begin
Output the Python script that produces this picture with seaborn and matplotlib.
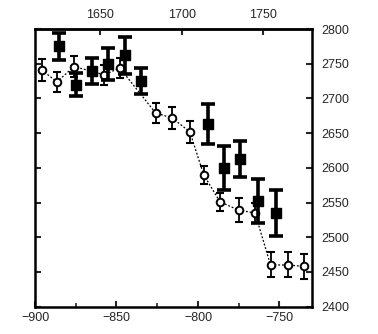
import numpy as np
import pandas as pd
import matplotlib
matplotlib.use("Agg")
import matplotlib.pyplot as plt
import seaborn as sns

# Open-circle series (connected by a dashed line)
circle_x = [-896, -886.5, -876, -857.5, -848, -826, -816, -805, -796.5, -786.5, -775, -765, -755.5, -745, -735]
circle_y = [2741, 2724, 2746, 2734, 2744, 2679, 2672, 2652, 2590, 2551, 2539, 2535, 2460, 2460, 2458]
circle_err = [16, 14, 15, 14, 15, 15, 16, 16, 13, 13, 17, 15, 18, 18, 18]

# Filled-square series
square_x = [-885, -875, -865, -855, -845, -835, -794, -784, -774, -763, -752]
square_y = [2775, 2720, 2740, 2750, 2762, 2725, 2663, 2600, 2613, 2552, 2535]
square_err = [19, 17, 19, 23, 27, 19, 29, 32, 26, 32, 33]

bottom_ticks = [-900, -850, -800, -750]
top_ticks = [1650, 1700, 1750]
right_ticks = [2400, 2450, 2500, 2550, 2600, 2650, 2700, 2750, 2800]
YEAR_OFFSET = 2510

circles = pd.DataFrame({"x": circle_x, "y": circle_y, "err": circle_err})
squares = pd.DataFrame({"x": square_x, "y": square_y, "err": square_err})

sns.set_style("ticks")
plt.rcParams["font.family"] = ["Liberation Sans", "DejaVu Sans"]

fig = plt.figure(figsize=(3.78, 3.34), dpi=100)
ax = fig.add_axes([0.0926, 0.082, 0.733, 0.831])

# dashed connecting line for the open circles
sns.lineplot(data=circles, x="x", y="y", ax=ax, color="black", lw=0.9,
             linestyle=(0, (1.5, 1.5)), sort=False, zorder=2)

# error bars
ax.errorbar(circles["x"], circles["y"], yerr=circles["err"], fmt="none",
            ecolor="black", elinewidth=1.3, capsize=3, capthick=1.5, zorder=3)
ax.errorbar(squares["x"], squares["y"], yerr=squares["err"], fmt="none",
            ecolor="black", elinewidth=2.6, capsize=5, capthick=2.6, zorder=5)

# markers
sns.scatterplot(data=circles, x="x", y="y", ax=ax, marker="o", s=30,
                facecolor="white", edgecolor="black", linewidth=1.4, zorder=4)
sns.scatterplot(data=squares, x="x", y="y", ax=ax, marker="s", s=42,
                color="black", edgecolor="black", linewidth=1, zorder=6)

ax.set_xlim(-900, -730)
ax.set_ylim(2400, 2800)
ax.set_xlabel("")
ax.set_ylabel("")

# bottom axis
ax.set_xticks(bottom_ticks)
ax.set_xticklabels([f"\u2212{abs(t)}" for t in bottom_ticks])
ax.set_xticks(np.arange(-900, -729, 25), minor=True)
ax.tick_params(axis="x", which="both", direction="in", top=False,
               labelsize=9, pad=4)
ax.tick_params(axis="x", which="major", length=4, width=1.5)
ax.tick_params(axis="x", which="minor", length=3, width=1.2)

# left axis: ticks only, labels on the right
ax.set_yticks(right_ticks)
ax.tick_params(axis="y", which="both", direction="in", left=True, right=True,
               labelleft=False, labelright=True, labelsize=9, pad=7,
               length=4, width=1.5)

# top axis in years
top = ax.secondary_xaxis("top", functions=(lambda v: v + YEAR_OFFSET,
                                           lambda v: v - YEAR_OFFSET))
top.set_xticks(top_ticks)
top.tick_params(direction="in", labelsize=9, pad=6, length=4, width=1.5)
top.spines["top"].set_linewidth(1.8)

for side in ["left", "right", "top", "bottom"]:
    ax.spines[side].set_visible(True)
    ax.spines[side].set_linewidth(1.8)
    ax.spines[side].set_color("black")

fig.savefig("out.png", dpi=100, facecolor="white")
end
▸ PROBLEM REQUIREMENTS: Reproduce each line exactly as it appears, omitting the pictures.

▸ THE COMPLETED TASK:
Output the Python script that produces this picture with seaborn and matplotlib.
import numpy as np
import pandas as pd
import matplotlib
matplotlib.use("Agg")
import matplotlib.pyplot as plt
import seaborn as sns

# Open-circle series (connected by a dashed line)
circle_x = [-896, -886.5, -876, -857.5, -848, -826, -816, -805, -796.5, -786.5, -775, -765, -755.5, -745, -735]
circle_y = [2741, 2724, 2746, 2734, 2744, 2679, 2672, 2652, 2590, 2551, 2539, 2535, 2460, 2460, 2458]
circle_err = [16, 14, 15, 14, 15, 15, 16, 16, 13, 13, 17, 15, 18, 18, 18]

# Filled-square series
square_x = [-885, -875, -865, -855, -845, -835, -794, -784, -774, -763, -752]
square_y = [2775, 2720, 2740, 2750, 2762, 2725, 2663, 2600, 2613, 2552, 2535]
square_err = [19, 17, 19, 23, 27, 19, 29, 32, 26, 32, 33]

bottom_ticks = [-900, -850, -800, -750]
top_ticks = [1650, 1700, 1750]
right_ticks = [2400, 2450, 2500, 2550, 2600, 2650, 2700, 2750, 2800]
YEAR_OFFSET = 2510

circles = pd.DataFrame({"x": circle_x, "y": circle_y, "err": circle_err})
squares = pd.DataFrame({"x": square_x, "y": square_y, "err": square_err})

sns.set_style("ticks")
plt.rcParams["font.family"] = ["Liberation Sans", "DejaVu Sans"]

fig = plt.figure(figsize=(3.78, 3.34), dpi=100)
ax = fig.add_axes([0.0926, 0.082, 0.733, 0.831])

# dashed connecting line for the open circles
sns.lineplot(data=circles, x="x", y="y", ax=ax, color="black", lw=0.9,
             linestyle=(0, (1.5, 1.5)), sort=False, zorder=2)

# error bars
ax.errorbar(circles["x"], circles["y"], yerr=circles["err"], fmt="none",
            ecolor="black", elinewidth=1.3, capsize=3, capthick=1.5, zorder=3)
ax.errorbar(squares["x"], squares["y"], yerr=squares["err"], fmt="none",
            ecolor="black", elinewidth=2.6, capsize=5, capthick=2.6, zorder=5)

# markers
sns.scatterplot(data=circles, x="x", y="y", ax=ax, marker="o", s=30,
                facecolor="white", edgecolor="black", linewidth=1.4, zorder=4)
sns.scatterplot(data=squares, x="x", y="y", ax=ax, marker="s", s=42,
                color="black", edgecolor="black", linewidth=1, zorder=6)

ax.set_xlim(-900, -730)
ax.set_ylim(2400, 2800)
ax.set_xlabel("")
ax.set_ylabel("")

# bottom axis
ax.set_xticks(bottom_ticks)
ax.set_xticklabels([f"\u2212{abs(t)}" for t in bottom_ticks])
ax.set_xticks(np.arange(-900, -729, 25), minor=True)
ax.tick_params(axis="x", which="both", direction="in", top=False,
               labelsize=9, pad=4)
ax.tick_params(axis="x", which="major", length=4, width=1.5)
ax.tick_params(axis="x", which="minor", length=3, width=1.2)

# left axis: ticks only, labels on the right
ax.set_yticks(right_ticks)
ax.tick_params(axis="y", which="both", direction="in", left=True, right=True,
               labelleft=False, labelright=True, labelsize=9, pad=7,
               length=4, width=1.5)

# top axis in years
top = ax.secondary_xaxis("top", functions=(lambda v: v + YEAR_OFFSET,
                                           lambda v: v - YEAR_OFFSET))
top.set_xticks(top_ticks)
top.tick_params(direction="in", labelsize=9, pad=6, length=4, width=1.5)
top.spines["top"].set_linewidth(1.8)

for side in ["left", "right", "top", "bottom"]:
    ax.spines[side].set_visible(True)
    ax.spines[side].set_linewidth(1.8)
    ax.spines[side].set_color("black")

fig.savefig("out.png", dpi=100, facecolor="white")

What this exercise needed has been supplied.